PyTorch
BERT_Resnet50 / README.md
Souha-BH's picture
Update README.md
07128b2 verified
metadata
datasets:
  - Souha-BH/DetectingRiskyHealthBehaviorsInTikTokVideos

Model Card for Multimodal Risk Behavior Detection Model

Model Overview

The Multimodal Risk Behavior Detection Model is designed to detect risky health behaviors in TikTok videos. By leveraging both visual and textual features from TikTok video content, the model can classify whether a video portrays risky health behaviors, such as smoking, alcohol consumption, or unhealthy eating habits. The model integrates two pre-trained architectures: BERT for text feature extraction and ResNet50 for video frame analysis, combining their outputs to make predictions.

Training Data

The model was trained on the "Detecting Risky Health Behaviors in TikTok Videos" dataset: https://huggingface.co/datasets/Souha-BH/DetectingRiskyHealthBehaviorsInTikTokVideos. This dataset includes video metadata, captions, and video clips, which are labeled as either risky or non-risky. The data was collected using the Apify TikTok Hashtag Scraper and annotated for risky health behaviors.

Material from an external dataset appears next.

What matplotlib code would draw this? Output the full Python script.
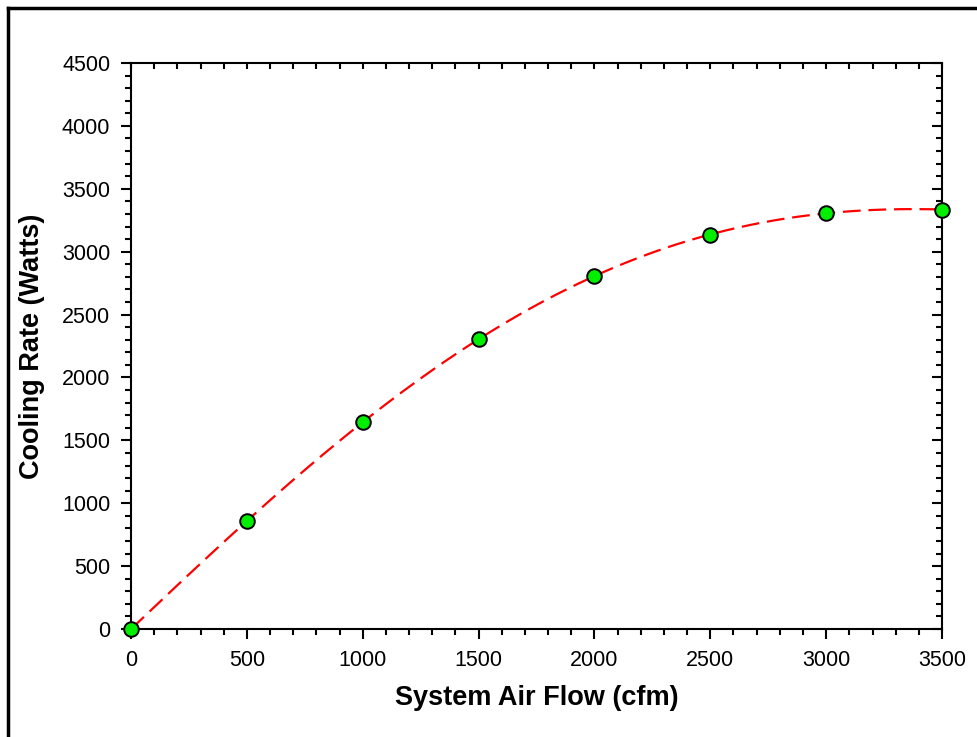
import numpy as np
import matplotlib
matplotlib.use("Agg")
import matplotlib.pyplot as plt
from matplotlib.lines import Line2D
from matplotlib.ticker import MultipleLocator, NullFormatter

plt.rcParams['font.family'] = ['Liberation Sans', 'DejaVu Sans']

# data
air_flow = [0, 500, 1000, 1500, 2000, 2500, 3000, 3500]
cooling_rate = [0, 858, 1645, 2305, 2806, 3135, 3307, 3335]

# regression curve through the measured points
coef = np.polyfit(air_flow, cooling_rate, 4)
x_fit = np.linspace(0, 3500, 200)
y_fit = np.polyval(coef, x_fit)

fig = plt.figure(figsize=(9.77, 7.37), dpi=100)
ax = fig.add_axes([0.1341, 0.1465, 0.9642 - 0.1341, 0.9145 - 0.1465])

ax.plot(x_fit, y_fit, color='red', lw=1.6, dashes=(8, 3.5), zorder=2)
ax.plot(air_flow, cooling_rate, 'o', color='#00ee00', markeredgecolor='black',
        markeredgewidth=1.4, markersize=10.5, zorder=3, clip_on=False)

ax.set_xlim(0, 3500)
ax.set_ylim(0, 4500)
ax.xaxis.set_major_locator(MultipleLocator(500))
ax.xaxis.set_minor_locator(MultipleLocator(100))
ax.yaxis.set_major_locator(MultipleLocator(500))
ax.yaxis.set_minor_locator(MultipleLocator(100))

for s in ax.spines.values():
    s.set_linewidth(1.5)

ax.tick_params(which='both', direction='out', width=1.5, labelsize=15.5,
               top=False, right=False)
ax.tick_params(which='major', length=7, pad=8)
ax.tick_params(which='minor', length=4)

# inner ticks on top (minor only) and right
top = ax.secondary_xaxis('top')
top.set_xticks([])
top.xaxis.set_minor_locator(MultipleLocator(100))
top.xaxis.set_minor_formatter(NullFormatter())
top.tick_params(which='minor', direction='in', length=4, width=1.5)
top.spines['top'].set_visible(False)
right = ax.secondary_yaxis('right')
right.yaxis.set_major_locator(MultipleLocator(500))
right.yaxis.set_minor_locator(MultipleLocator(100))
right.yaxis.set_major_formatter(NullFormatter())
right.tick_params(which='major', direction='in', length=7, width=1.5)
right.tick_params(which='minor', direction='in', length=4, width=1.5)
right.spines['right'].set_visible(False)

ax.set_xlabel('System Air Flow (cfm)', fontsize=19.5, fontweight='bold', labelpad=10)
ax.set_ylabel('Cooling Rate (Watts)', fontsize=19.5, fontweight='bold', labelpad=12)

# outer frame (left and top edges visible)
fig.add_artist(Line2D([0.0087, 0.0087], [0, 0.9885], color='black', lw=2.5,
                      transform=fig.transFigure))
fig.add_artist(Line2D([0.0087, 1], [0.9885, 0.9885], color='black', lw=2.5,
                      transform=fig.transFigure))

fig.savefig('out.png', dpi=100)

The model uses the text column (captions) and the corresponding video files from the dataset to extract text and visual features.

  • Training-Validation-Test Split: The dataset was split into training, validation, and test sets using the "Split" column.
  • Training set: Used to train the model's parameters.
  • Validation set: Used to tune hyperparameters and avoid overfitting.
  • Test set: Used to evaluate the final performance of the model.

Model Architecture

The Multimodal Risk Behavior Detection Model follows a multimodal approach that integrates both textual and visual modalities.

  • Textual Features: Extracted using BERT (bert-base-uncased), with tokenized video captions passed through BERT's transformer layers.
  • Visual Features: Extracted using ResNet50, where frames from each TikTok video are resized and processed to generate high-level visual embeddings.
  • Feature Fusion: The embeddings from BERT and ResNet50 are concatenated and passed through a series of fully connected layers with ReLU activations and dropout regularization to prevent overfitting.
  • Classification Layer: The final layer is a single-unit sigmoid layer that outputs a probability between 0 and 1, with 0.5 as the threshold for classification.

Training Procedure

  • Loss Function: Binary Cross-Entropy Loss (BCE) was used to compute the error between predicted probabilities and true labels.
  • Optimizer: Adam optimizer with a learning rate of 2e-5.
  • Batch Size: 4 video samples per batch.
  • Epochs: The model was trained for 5 epochs.
  • Video Frame Limit: Each video was sampled for 10 frames to reduce computational overhead.
  • Augmentation and Normalization: Frames were resized to 224x224 and normalized using ImageNet's mean and standard deviation.

Evaluation Metrics

The model was evaluated on the test set using the following metrics:

  • Accuracy: Measures the proportion of correct predictions.
  • Precision: Measures how many of the predicted "risky" videos were actually risky.
  • Recall: Measures how many of the actual risky videos were correctly identified.
  • F1 Score: The harmonic mean of precision and recall, balancing both metrics.
  • ROC-AUC: Measures the area under the ROC curve, showing the model's ability to distinguish between risky and non-risky videos.

Model Performance

After training for 5 epochs, the model's performance on the test set was as follows:

  • Accuracy: 63.33%
  • Precision: 55.00%
  • Recall: 84.62%
  • F1 Score: 66.67%
  • ROC-AUC: 65.84%

Usage

  • Input: A TikTok video and its corresponding caption.
  • Output: A probability score indicating the likelihood that the video depicts a risky health behavior.

Limitations

  • Data Balance: If the dataset is imbalanced (more non-risky videos than risky ones), the model may struggle with precision.
  • Contextual Understanding: The model relies heavily on textual captions. If a caption does not explicitly describe risky behavior, the model may underperform.
  • Limited Frame Sampling: Only 10 frames per video are processed, which may miss important content, especially for longer videos.